AIM OF THE EXERCISE
Copy out the data below from the line containing "Recreate this image" to the line containing "CJK JP', 'Noto", both lines included, with all images left out.

RECORD EXTRACTS
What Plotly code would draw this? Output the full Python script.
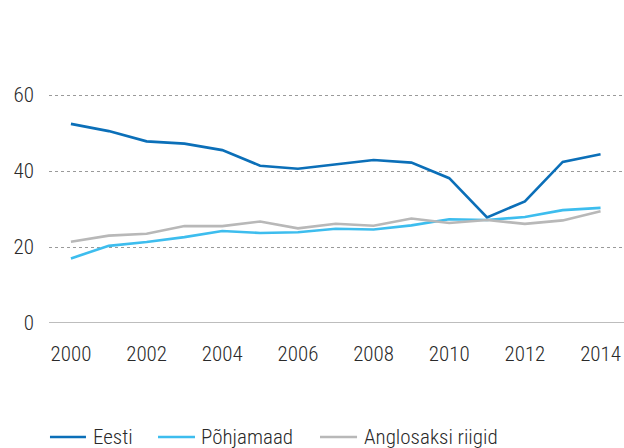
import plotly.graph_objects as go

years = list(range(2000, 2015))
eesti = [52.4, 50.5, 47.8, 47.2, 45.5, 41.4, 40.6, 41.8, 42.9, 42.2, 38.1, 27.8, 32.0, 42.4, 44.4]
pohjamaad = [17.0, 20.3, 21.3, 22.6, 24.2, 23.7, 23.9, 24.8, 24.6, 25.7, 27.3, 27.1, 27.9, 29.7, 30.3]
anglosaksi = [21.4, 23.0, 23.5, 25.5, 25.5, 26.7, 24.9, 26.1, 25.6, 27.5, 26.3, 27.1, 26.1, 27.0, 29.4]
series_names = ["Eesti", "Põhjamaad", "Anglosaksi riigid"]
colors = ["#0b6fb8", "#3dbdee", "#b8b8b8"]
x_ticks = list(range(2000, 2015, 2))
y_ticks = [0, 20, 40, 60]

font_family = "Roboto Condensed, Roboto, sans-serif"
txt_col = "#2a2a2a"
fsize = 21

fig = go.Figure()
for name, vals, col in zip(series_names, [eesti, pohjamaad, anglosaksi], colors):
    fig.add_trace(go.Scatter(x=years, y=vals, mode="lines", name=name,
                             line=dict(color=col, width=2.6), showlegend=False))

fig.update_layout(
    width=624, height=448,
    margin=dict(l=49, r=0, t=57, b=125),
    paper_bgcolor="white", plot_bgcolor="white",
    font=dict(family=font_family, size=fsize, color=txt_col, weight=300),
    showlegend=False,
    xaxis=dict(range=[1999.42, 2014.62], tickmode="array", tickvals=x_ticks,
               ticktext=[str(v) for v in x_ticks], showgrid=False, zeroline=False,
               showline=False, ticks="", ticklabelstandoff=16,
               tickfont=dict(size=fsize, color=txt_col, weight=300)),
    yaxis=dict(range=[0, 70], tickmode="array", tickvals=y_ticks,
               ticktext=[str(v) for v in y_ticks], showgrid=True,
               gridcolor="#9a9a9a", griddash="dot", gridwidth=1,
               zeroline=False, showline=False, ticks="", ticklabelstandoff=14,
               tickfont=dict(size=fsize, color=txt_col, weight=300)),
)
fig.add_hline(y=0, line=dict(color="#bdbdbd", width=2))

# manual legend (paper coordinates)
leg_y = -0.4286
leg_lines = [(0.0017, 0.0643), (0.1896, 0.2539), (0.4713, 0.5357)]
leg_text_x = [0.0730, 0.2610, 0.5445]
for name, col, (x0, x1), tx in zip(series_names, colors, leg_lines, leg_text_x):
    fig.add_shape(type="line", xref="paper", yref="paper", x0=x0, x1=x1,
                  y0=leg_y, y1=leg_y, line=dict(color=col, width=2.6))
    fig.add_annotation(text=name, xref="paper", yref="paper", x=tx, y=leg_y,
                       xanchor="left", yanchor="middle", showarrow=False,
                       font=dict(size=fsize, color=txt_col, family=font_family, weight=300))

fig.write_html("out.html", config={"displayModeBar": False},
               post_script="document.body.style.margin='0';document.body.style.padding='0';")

...

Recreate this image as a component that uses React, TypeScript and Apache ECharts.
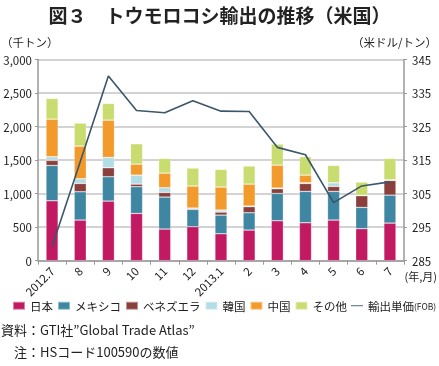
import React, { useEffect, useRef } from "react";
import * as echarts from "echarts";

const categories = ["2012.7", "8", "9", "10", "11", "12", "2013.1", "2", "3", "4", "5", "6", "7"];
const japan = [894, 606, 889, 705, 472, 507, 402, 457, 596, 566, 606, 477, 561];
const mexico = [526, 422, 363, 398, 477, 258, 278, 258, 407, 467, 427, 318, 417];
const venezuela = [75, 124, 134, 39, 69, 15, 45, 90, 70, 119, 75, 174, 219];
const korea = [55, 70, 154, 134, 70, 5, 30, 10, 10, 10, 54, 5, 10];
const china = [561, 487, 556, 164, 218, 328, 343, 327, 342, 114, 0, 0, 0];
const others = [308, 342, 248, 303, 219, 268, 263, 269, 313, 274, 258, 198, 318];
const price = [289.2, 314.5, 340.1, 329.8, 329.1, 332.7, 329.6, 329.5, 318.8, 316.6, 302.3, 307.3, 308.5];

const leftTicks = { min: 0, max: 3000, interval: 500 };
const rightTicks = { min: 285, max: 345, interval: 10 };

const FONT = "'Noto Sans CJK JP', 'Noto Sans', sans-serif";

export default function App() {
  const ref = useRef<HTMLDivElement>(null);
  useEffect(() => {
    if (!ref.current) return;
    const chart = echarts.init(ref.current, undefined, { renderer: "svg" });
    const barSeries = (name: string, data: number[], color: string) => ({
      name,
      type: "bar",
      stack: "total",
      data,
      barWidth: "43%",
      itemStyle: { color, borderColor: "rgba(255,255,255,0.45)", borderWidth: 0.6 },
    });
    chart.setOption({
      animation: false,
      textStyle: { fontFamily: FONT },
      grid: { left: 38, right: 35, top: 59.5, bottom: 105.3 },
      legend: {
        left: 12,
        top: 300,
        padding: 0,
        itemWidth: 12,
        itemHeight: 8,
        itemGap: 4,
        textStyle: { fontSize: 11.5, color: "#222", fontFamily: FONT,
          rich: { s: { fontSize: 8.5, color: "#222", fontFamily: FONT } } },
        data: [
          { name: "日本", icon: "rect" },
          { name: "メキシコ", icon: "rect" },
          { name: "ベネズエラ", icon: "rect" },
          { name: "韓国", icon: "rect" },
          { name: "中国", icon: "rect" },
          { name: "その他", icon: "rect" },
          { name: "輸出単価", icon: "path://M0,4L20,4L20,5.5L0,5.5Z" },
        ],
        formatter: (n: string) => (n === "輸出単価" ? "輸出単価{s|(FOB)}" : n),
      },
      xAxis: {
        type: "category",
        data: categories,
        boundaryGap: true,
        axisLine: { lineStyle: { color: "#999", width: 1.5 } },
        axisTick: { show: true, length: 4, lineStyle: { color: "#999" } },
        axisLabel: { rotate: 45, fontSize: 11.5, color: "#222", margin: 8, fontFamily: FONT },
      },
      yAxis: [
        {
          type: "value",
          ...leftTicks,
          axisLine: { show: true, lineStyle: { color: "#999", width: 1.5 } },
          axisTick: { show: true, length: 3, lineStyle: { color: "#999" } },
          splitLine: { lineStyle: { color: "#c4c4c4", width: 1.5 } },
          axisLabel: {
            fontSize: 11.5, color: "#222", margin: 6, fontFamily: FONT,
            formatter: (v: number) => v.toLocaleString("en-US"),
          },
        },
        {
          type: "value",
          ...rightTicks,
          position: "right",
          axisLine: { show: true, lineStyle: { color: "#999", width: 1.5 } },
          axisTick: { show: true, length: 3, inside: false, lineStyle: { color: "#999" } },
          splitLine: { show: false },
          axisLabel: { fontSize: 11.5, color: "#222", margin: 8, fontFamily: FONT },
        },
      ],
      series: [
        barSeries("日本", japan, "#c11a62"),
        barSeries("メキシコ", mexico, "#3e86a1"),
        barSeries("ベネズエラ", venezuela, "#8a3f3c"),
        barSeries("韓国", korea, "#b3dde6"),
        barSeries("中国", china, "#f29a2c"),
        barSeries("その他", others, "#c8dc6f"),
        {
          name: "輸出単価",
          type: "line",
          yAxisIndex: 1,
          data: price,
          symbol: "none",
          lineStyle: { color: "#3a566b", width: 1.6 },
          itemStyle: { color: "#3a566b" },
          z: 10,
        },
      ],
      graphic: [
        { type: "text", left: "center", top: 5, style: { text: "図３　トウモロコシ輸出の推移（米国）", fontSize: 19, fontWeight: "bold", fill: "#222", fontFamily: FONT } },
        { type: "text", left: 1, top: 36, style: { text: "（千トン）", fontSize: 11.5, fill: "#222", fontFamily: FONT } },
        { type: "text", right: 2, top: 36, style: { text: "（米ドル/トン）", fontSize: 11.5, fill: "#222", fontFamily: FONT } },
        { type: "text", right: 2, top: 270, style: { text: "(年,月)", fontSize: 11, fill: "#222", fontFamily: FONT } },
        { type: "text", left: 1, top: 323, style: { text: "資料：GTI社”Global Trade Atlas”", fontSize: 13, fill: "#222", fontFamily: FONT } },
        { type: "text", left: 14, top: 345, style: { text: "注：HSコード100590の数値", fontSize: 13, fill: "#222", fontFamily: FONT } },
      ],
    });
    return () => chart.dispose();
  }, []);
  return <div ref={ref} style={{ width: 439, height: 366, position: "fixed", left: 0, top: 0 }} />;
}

RESPONSE FOR THIS EXERCISE
Recreate this image as a component that uses React, TypeScript and Apache ECharts.
import React, { useEffect, useRef } from "react";
import * as echarts from "echarts";

const categories = ["2012.7", "8", "9", "10", "11", "12", "2013.1", "2", "3", "4", "5", "6", "7"];
const japan = [894, 606, 889, 705, 472, 507, 402, 457, 596, 566, 606, 477, 561];
const mexico = [526, 422, 363, 398, 477, 258, 278, 258, 407, 467, 427, 318, 417];
const venezuela = [75, 124, 134, 39, 69, 15, 45, 90, 70, 119, 75, 174, 219];
const korea = [55, 70, 154, 134, 70, 5, 30, 10, 10, 10, 54, 5, 10];
const china = [561, 487, 556, 164, 218, 328, 343, 327, 342, 114, 0, 0, 0];
const others = [308, 342, 248, 303, 219, 268, 263, 269, 313, 274, 258, 198, 318];
const price = [289.2, 314.5, 340.1, 329.8, 329.1, 332.7, 329.6, 329.5, 318.8, 316.6, 302.3, 307.3, 308.5];

const leftTicks = { min: 0, max: 3000, interval: 500 };
const rightTicks = { min: 285, max: 345, interval: 10 };

const FONT = "'Noto Sans CJK JP', 'Noto Sans', sans-serif";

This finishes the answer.